Yes, the increase over the five-decade period has not been consistent. During some decades, such as 2000-2010, the stock market went nowhere, yet in the 10 years that followed, the annual gains from stocks were nearly double the historic average. 

It’s a cyclical thing that depends largely on valuations.  Back in the mid-1970s, amid an extended period of stagflation, the typical valuation on stocks had shriveled to the mid-single digits.  What followed during the 1980s was an enormous rise in valuations, which peaked during the era.

High valuations are followed by weak markets and vice-versa.  We’re somewhere in between at the moment, though there’s a distinct possibility of slower economic growth over the next few quarters as the Fed continues its program of rising interest rates and tighter credit. 

The prospective aftermath will be more interesting as it is likely to bring with it an acceleration of economic progress and an easing of credit.  These are the ingredients of a strengthening stock market and higher bond prices.  That’s predictable.

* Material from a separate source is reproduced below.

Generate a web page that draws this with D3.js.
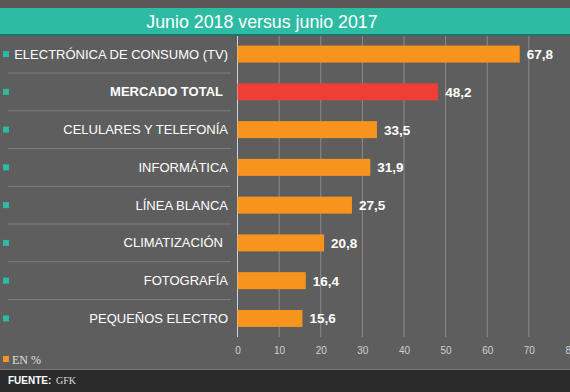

Proper analysis of earnings prospects and financial health will assist in the selection of worthwhile holdings, whether they be stocks or funds, but suggestions offered in the media about esoteric approaches, hot lists, and the like are today’s equivalents of snake oil.  Avoid them like the plague.

If there really were methods that produced consistent improvements over time, you can bet those who developed them would take advantage of what they had to offer.  No doubt, there are professionals who have found small tweaks in their techniques that may result in small improvements, but as others have come aboard and done similarly, the impact has always diminished.

Consistent long-term growth of profits combined with strong finances is always reflected in good stock performance.  Anything else is essentially a crapshoot.